Hawai‘i Is The Third Largest Producer Of Avocados In The United States

HONOLULU – Today, U.S. Senator Brian Schatz (D-Hawai‘i) called on Secretary of Agriculture Sonny Perdue to provide immediate support to help control and eradicate the invasive avocado lace bug that is threatening Hawai‘i farmers. Schatz requested immediate federal resources for Hawai‘i famers affected by the pest, and asked the Department of Agriculture to develop effective controls to help save avocado trees.

“This pest is a direct threat to Hawai‘i’s avocado crops, valued at roughly $1.6 million,” Senator Schatz wrote in his letter to Secretary Perdue. “The time has come to consider a more formal arrangement, with additional resources to provide the support Hawai‘i needs against invasive pests.”

In 2018, Hawai‘i produced more than 870 tons of avocados, making it the third largest producer in the country behind California and Florida. Producers grow many varieties of avocado throughout the state, with nearly 200 varieties known.

The avocado lace bug (Pseudacysta perseae) is found throughout the southeastern U.S. and California. It was first detected in Pearl City, Oahu, in December 2019. It was later identified on Hawai‘i Island and in plants at retail outlets on Maui. It has not been determined how the bug was introduced to Hawai‘i.

The full text of the letter follows.
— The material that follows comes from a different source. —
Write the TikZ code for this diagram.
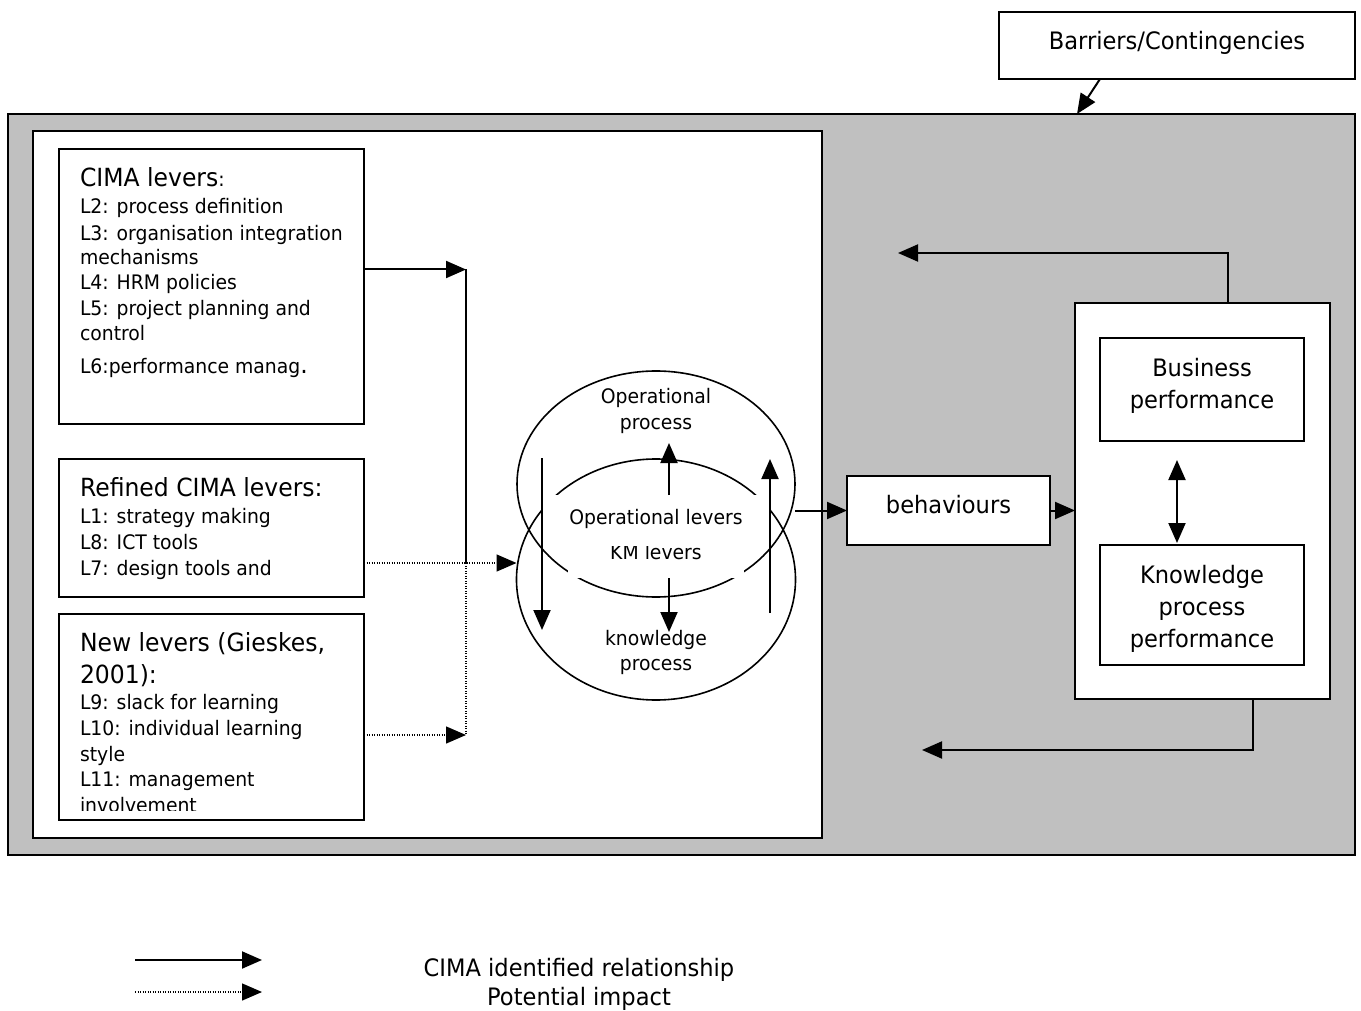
\documentclass[tikz,border=0pt]{standalone}
\usepackage{fontspec}
\setmainfont{DejaVu Sans}[FakeStretch=0.94]
\usetikzlibrary{arrows.meta,shapes.geometric,calc}
\definecolor{panelgrey}{HTML}{C0C0C0}
\newcommand\txbig{\fontsize{24}{31.5}\selectfont}
\newcommand\txsmall{\fontsize{20}{26}\selectfont}
\newcommand\txtitle{\fontsize{25}{31}\selectfont}

\begin{document}
\begin{tikzpicture}[x=1pt,y=-1pt,
  every node/.style={inner sep=0pt, outer sep=0pt},
  box/.style={draw, line width=2pt, fill=white, rectangle},
  tipend/.style={-{Triangle[length=20pt,width=17pt]}},
  conn/.style={line width=2pt, tipend},
  dotline/.style={line width=1.4pt, dash pattern=on 1.2pt off 1.3pt},
  dotconn/.style={dotline, tipend},
  bothends/.style={line width=2pt, {Triangle[length=20pt,width=17pt]}-{Triangle[length=20pt,width=17pt]}},
  ltxt/.style={anchor=base west, font=\txsmall},
  ttl/.style={anchor=base west, font=\txtitle},
  ctxt/.style={anchor=base, font=\txsmall},
  btxt/.style={anchor=base, font=\txbig},
  oval/.style={ellipse, draw, line width=1.6pt},
  mask/.style={fill=white, draw=none, rectangle}
]
\useasboundingbox (0,0) rectangle (1361,1011);

% grey panel and white lever area
\node[draw, line width=2pt, fill=panelgrey, minimum width=1347pt, minimum height=741pt] (frame) at (681.5,484.5) {};
\node[box, minimum width=789pt, minimum height=707pt] (inner) at (427.5,484.5) {};

% barriers
\node[box, minimum width=356pt, minimum height=67pt] (barriers) at (1177,45.5) {};
\node[btxt] (barrierstxt) at (1177,50) {Barriers/Contingencies};
\coordinate (barrierhit) at (1077,114);
\draw[conn] ([xshift=-77pt]barriers.south) -- (barrierhit);

% lever boxes
\node[box, minimum width=305pt, minimum height=275pt] (cima) at (211.5,286.5) {};
\node[ttl] (c0) at (80,187) {CIMA levers{\txsmall :}};
\node[ltxt] (c1) at (80,214) {L2: process definition};
\node[ltxt] (c2) at (80,240.5) {L3: organisation integration};
\node[ltxt] (c3) at (80,265) {mechanisms};
\node[ltxt] (c4) at (80,290) {L4: HRM policies};
\node[ltxt] (c5) at (80,315.5) {L5: project planning and};
\node[ltxt] (c6) at (80,341) {control};
\node[ltxt] (c7) at (80,373) {L6:performance manag{\txtitle .}};

\node[box, minimum width=305pt, minimum height=138pt] (refined) at (211.5,528) {};
\node[ttl] (r0) at (80,496) {Refined CIMA levers:};
\node[ltxt] (r1) at (80,523) {L1: strategy making};
\node[ltxt] (r2) at (80,549.5) {L8: ICT tools};
\node[ltxt] (r3) at (80,575) {L7: design tools and};

\node[box, minimum width=305pt, minimum height=206pt] (newlev) at (211.5,717) {};
\begin{scope}
  \clip (61,616) rectangle (362,810);
  \node[ttl] (n0) at (80,651.5) {New levers (Gieskes,};
  \node[ttl] (n1) at (80,683) {2001):};
  \node[ltxt] (n2) at (80,709) {L9: slack for learning};
  \node[ltxt] (n3) at (80,735.5) {L10: individual learning};
  \node[ltxt] (n4) at (80,761) {style};
  \node[ltxt] (n5) at (80,786.5) {L11: management};
  \node[ltxt] (n6) at (80,812.5) {involvement};
\end{scope}

% overlapping process ellipses
\node[oval, minimum width=278pt, minimum height=226pt] (opel) at (656,484) {};
\node[oval, minimum width=279pt, minimum height=241pt] (kmel) at (656,579.5) {};
\node[ctxt] (op1) at (656,403) {Operational};
\node[ctxt] (op2) at (656,429) {process};
\node[ctxt] (kp1) at (656,645) {knowledge};
\node[ctxt] (kp2) at (656,670) {process};

\node[mask, minimum width=176pt, minimum height=43pt] (maskB) at (656,556.5) {};
\node[ctxt] (kmlev) at (656,559) {KM levers};
\node[mask, minimum width=228pt, minimum height=51pt] (maskA) at (656,520.5) {};
\node[ctxt] (oplev) at (656,524) {Operational levers};

\coordinate (ldtop) at (542,458);
\coordinate (ldbot) at (542,630);
\coordinate (mutip) at (669,443);
\coordinate (mdtip) at (669,632);
\coordinate (rubot) at (770,613);
\coordinate (rutip) at (770,459);
\draw[conn] (ldtop) -- (ldbot);
\draw[conn] (maskA.north -| mutip) -- (mutip);
\draw[conn] (maskB.south -| mdtip) -- (mdtip);
\draw[conn] (rubot) -- (rutip);

% lever connectors
\coordinate (jtop) at (466,269.5);
\coordinate (jmid) at (466,563);
\coordinate (jbot) at (466,735);
\draw[conn] (cima.east |- jtop) -- (jtop);
\draw[line width=2pt] (jtop) -- (jmid);
\draw[dotline] (jmid) -- (jbot);
\draw[dotconn] (refined.east |- jmid) -- (kmel.west |- jmid);
\draw[dotconn] (newlev.east |- jbot) -- (jbot);

% behaviours and performance
\node[box, minimum width=203pt, minimum height=69pt] (behav) at (948.5,510.5) {};
\node[btxt] (behavtxt) at (948.5,513) {behaviours};
\draw[conn] (opel.east |- behav.west) -- (behav.west);

\node[box, minimum width=255pt, minimum height=396pt] (perf) at (1202.5,501) {};
\draw[conn] (behav.east) -- (perf.west |- behav.east);

\node[box, minimum width=204pt, minimum height=103pt] (bus) at (1202,389.5) {};
\node[btxt] (bus1) at (1202,376) {Business};
\node[btxt] (bus2) at (1202,408) {performance};

\node[box, minimum width=204pt, minimum height=120pt] (kpp) at (1202,605) {};
\node[btxt] (kpp1) at (1202,583) {Knowledge};
\node[btxt] (kpp2) at (1202,615) {process};
\node[btxt] (kpp3) at (1202,647) {performance};

\coordinate (dtop) at (1177,460);
\coordinate (dbot) at (1177,543);
\draw[bothends] (dtop) -- (dbot);

% feedback loops
\coordinate (fbtop) at (898,253);
\coordinate (fbbot) at (922,750);
\draw[conn] ([xshift=25.5pt]perf.north) |- (fbtop);
\draw[conn] ([xshift=50.5pt]perf.south) |- (fbbot);

% key
\coordinate (ka) at (135,960);
\coordinate (kb) at (262,960);
\coordinate (kc) at (135,992);
\coordinate (kd) at (262,992);
\draw[conn] (ka) -- (kb);
\draw[dotconn] (kc) -- (kd);
\node[btxt] (key1) at (579,976) {CIMA identified relationship};
\node[btxt] (key2) at (579,1005) {Potential impact};
\end{tikzpicture}
\end{document}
A PDF copy is available here.

Dear Secretary Perdue:

I am writing to request your intervention on the avocado lace bug (Pseudacysta perseae), which has recently been discovered on O‘ahu, Maui, and Hawai‘i Island.  This pest is a direct threat to Hawai‘i’s avocado crop, valued at roughly $1.6 million in 2019 by the Hawai‘i Department of Agriculture.  USDA’s help will also give other Hawai‘i farmers better confidence that when invasive pests emerge in the future, USDA will be there.  Finally, solving Hawai‘i’s avocado lace beetle problem helps mainland growers by reducing the chance of having the beetle spread, and by testing control techniques.  
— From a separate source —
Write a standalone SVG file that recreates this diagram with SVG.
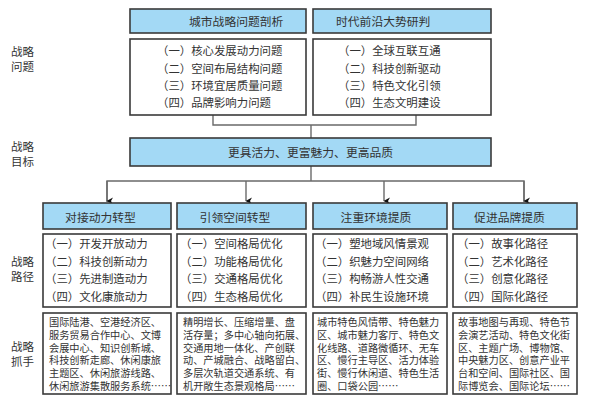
<svg xmlns="http://www.w3.org/2000/svg" width="594" height="403" viewBox="0 0 594 403">
<defs>
<style>
text{font-family:"Noto Sans CJK SC","Noto Sans",sans-serif;fill:#333;}
.box{fill:#fff;stroke:#3a3a3a;stroke-width:1.6;}
.hd{fill:#a3d9f5;stroke:#3a3a3a;stroke-width:1.6;}
.t12{font-size:11.8px;}
.t11{font-size:11.4px;}
.t10{font-size:10.2px;}
.side{font-size:11.5px;}
.con{fill:none;stroke:#6a6a6a;stroke-width:1.4;}
.mid{text-anchor:middle;}
</style>
<marker id="ah" markerWidth="8" markerHeight="8" refX="4" refY="7" orient="auto" markerUnits="userSpaceOnUse">
<path d="M0.5,1 L4,7.5 L7.5,1 L4,3 Z" fill="#111"/>
</marker>
</defs>
<rect width="594" height="403" fill="#fff"/>

<g id="labels" class="side">
<text x="11" y="56" class="side">战略</text>
<text x="11" y="71" class="side">问题</text>
<text x="11" y="151" class="side">战略</text>
<text x="11" y="166" class="side">目标</text>
<text x="11" y="266" class="side">战略</text>
<text x="11" y="281" class="side">路径</text>
<text x="11" y="351" class="side">战略</text>
<text x="11" y="366" class="side">抓手</text>
</g>

<g id="connectors">
<path class="con" d="M213,115 V125 H416 V115"/>
<path class="con" d="M311,125 V138"/>
<path class="con" d="M311,166 V181"/>
<path class="con" d="M107,202 V181 H524 V202"/>
<path class="con" d="M107,181 V201" marker-end="url(#ah)"/>
<path class="con" d="M246,181 V201" marker-end="url(#ah)"/>
<path class="con" d="M384,181 V201" marker-end="url(#ah)"/>
<path class="con" d="M524,181 V201" marker-end="url(#ah)"/>
</g>

<g id="problem-city">
<rect class="hd" x="130" y="9" width="176" height="24"/>
<text class="t12" x="189" y="25.5">城市战略问题剖析</text>
<rect class="box" x="130" y="39" width="176" height="76"/>
<text class="t11" x="157" y="55">（一）核心发展动力问题</text>
<text class="t11" x="157" y="72.5">（二）空间布局结构问题</text>
<text class="t11" x="157" y="90">（三）环境宜居质量问题</text>
<text class="t11" x="157" y="107">（四）品牌影响力问题</text>
</g>

<g id="problem-trend">
<rect class="hd" x="313" y="9" width="178" height="24"/>
<text class="t12" x="336" y="25.5">时代前沿大势研判</text>
<rect class="box" x="313" y="39" width="178" height="76"/>
<text class="t11" x="338" y="55">（一）全球互联互通</text>
<text class="t11" x="338" y="72.5">（二）科技创新驱动</text>
<text class="t11" x="338" y="90">（三）特色文化引领</text>
<text class="t11" x="338" y="107">（四）生态文明建设</text>
</g>

<g id="goal">
<rect class="hd" x="130" y="138" width="361" height="28"/>
<text class="t12 mid" x="310.5" y="156.5">更具活力、更富魅力、更高品质</text>
</g>

<g id="col1">
<rect class="hd" x="43" y="203" width="128" height="26"/>
<text class="t12 mid" x="100.5" y="221.5">对接动力转型</text>
<rect class="box" x="43" y="234" width="128" height="73"/>
<text class="t11" x="45" y="248">（一）开发开放动力</text>
<text class="t11" x="45" y="265.5">（二）科技创新动力</text>
<text class="t11" x="45" y="283">（三）先进制造动力</text>
<text class="t11" x="45" y="301">（四）文化康旅动力</text>
<rect class="box" x="43" y="313" width="128" height="81"/>
<text class="t10" x="49" y="326">国际陆港、空港经济区、</text>
<text class="t10" x="49" y="338.8">服务贸易合作中心、文博</text>
<text class="t10" x="49" y="351.6">会展中心、知识创新城、</text>
<text class="t10" x="49" y="364.4">科技创新走廊、休闲康旅</text>
<text class="t10" x="49" y="377.2">主题区、休闲旅游线路、</text>
<text class="t10" x="49" y="390">休闲旅游集散服务系统……</text>
</g>

<g id="col2">
<rect class="hd" x="177" y="203" width="129" height="26"/>
<text class="t12 mid" x="235" y="221.5">引领空间转型</text>
<rect class="box" x="177" y="234" width="129" height="73"/>
<text class="t11" x="180" y="248">（一）空间格局优化</text>
<text class="t11" x="180" y="265.5">（二）功能格局优化</text>
<text class="t11" x="180" y="283">（三）交通格局优化</text>
<text class="t11" x="180" y="301">（四）生态格局优化</text>
<rect class="box" x="177" y="313" width="129" height="81"/>
<text class="t10" x="183" y="326">精明增长、压缩增量、盘</text>
<text class="t10" x="183" y="338.8">活存量；多中心轴向拓展、</text>
<text class="t10" x="183" y="351.6">交通用地一体化、产创联</text>
<text class="t10" x="183" y="364.4">动、产城融合、战略留白、</text>
<text class="t10" x="183" y="377.2">多层次轨道交通系统、有</text>
<text class="t10" x="183" y="390">机开敞生态景观格局……</text>
</g>

<g id="col3">
<rect class="hd" x="313" y="203" width="134" height="26"/>
<text class="t12 mid" x="376" y="221.5">注重环境提质</text>
<rect class="box" x="313" y="234" width="134" height="73"/>
<text class="t11" x="315" y="248">（一）塑地域风情景观</text>
<text class="t11" x="315" y="265.5">（二）织魅力空间网络</text>
<text class="t11" x="315" y="283">（三）构畅游人性交通</text>
<text class="t11" x="315" y="301">（四）补民生设施环境</text>
<rect class="box" x="313" y="313" width="134" height="81"/>
<text class="t10" x="317" y="326">城市特色风情带、特色魅力</text>
<text class="t10" x="317" y="338.8">区、城市魅力客厅、特色文</text>
<text class="t10" x="317" y="351.6">化线路、道路微循环、无车</text>
<text class="t10" x="317" y="364.4">区、慢行主导区、活力体验</text>
<text class="t10" x="317" y="377.2">街、慢行休闲道、特色生活</text>
<text class="t10" x="317" y="390">圈、口袋公园……</text>
</g>

<g id="col4">
<rect class="hd" x="453" y="203" width="124" height="26"/>
<text class="t12 mid" x="509.5" y="221.5">促进品牌提质</text>
<rect class="box" x="453" y="234" width="124" height="73"/>
<text class="t11" x="457" y="248">（一）故事化路径</text>
<text class="t11" x="457" y="265.5">（二）艺术化路径</text>
<text class="t11" x="457" y="283">（三）创意化路径</text>
<text class="t11" x="457" y="301">（四）国际化路径</text>
<rect class="box" x="453" y="313" width="124" height="81"/>
<text class="t10" x="458" y="326">故事地图与再现、特色节</text>
<text class="t10" x="458" y="338.8">会演艺活动、特色文化街</text>
<text class="t10" x="458" y="351.6">区、主题广场、博物馆、</text>
<text class="t10" x="458" y="364.4">中央魅力区、创意产业平</text>
<text class="t10" x="458" y="377.2">台和空间、国际社区、国</text>
<text class="t10" x="458" y="390">际博览会、国际论坛……</text>
</g>
</svg>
To provide immediate assistance, I request help from the Farm Service Agency to proactively contact Hawai‘i’s avocado growers and help them apply for any available aid for farmers who have lost crops.  I also request the assistance of the Pacific Basin Agricultural Research Center (PBARC) to develop effective controls to help Hawai‘i’s farmers to save their avocado trees.

This is the third time I have written to you about invasive pests that threaten Hawai‘i’s agricultural production.  Together, the Queensland longhorn beetle (Acalolepta aesthetica), the two-lined spittlebug (Prosapia bicincta), and the avocado lace beetle (Pseudacysta perseae), show the continuous pressure Hawai‘i’s farmers and ranchers face from invasive pests.  To provide Hawai‘i agriculture the assistance it needs, federal scientists must work together in partnership with the State of Hawai‘i and the University of Hawai‘i.   

I reiterate my request to meet with you to discuss how we can better integrate the efforts of your Department’s outstanding scientists at PBARC and the Institute of Pacific Island Forestry with those at the University of Hawai‘i and the U.S. Geological Survey’s Pacific Island Ecosystem Research Center.  While I understand and appreciate the informal collaboration of these institutions on the ground, I believe the time has come to consider a more formal arrangement, with additional resources to provide the support Hawai‘i needs against invasive pests.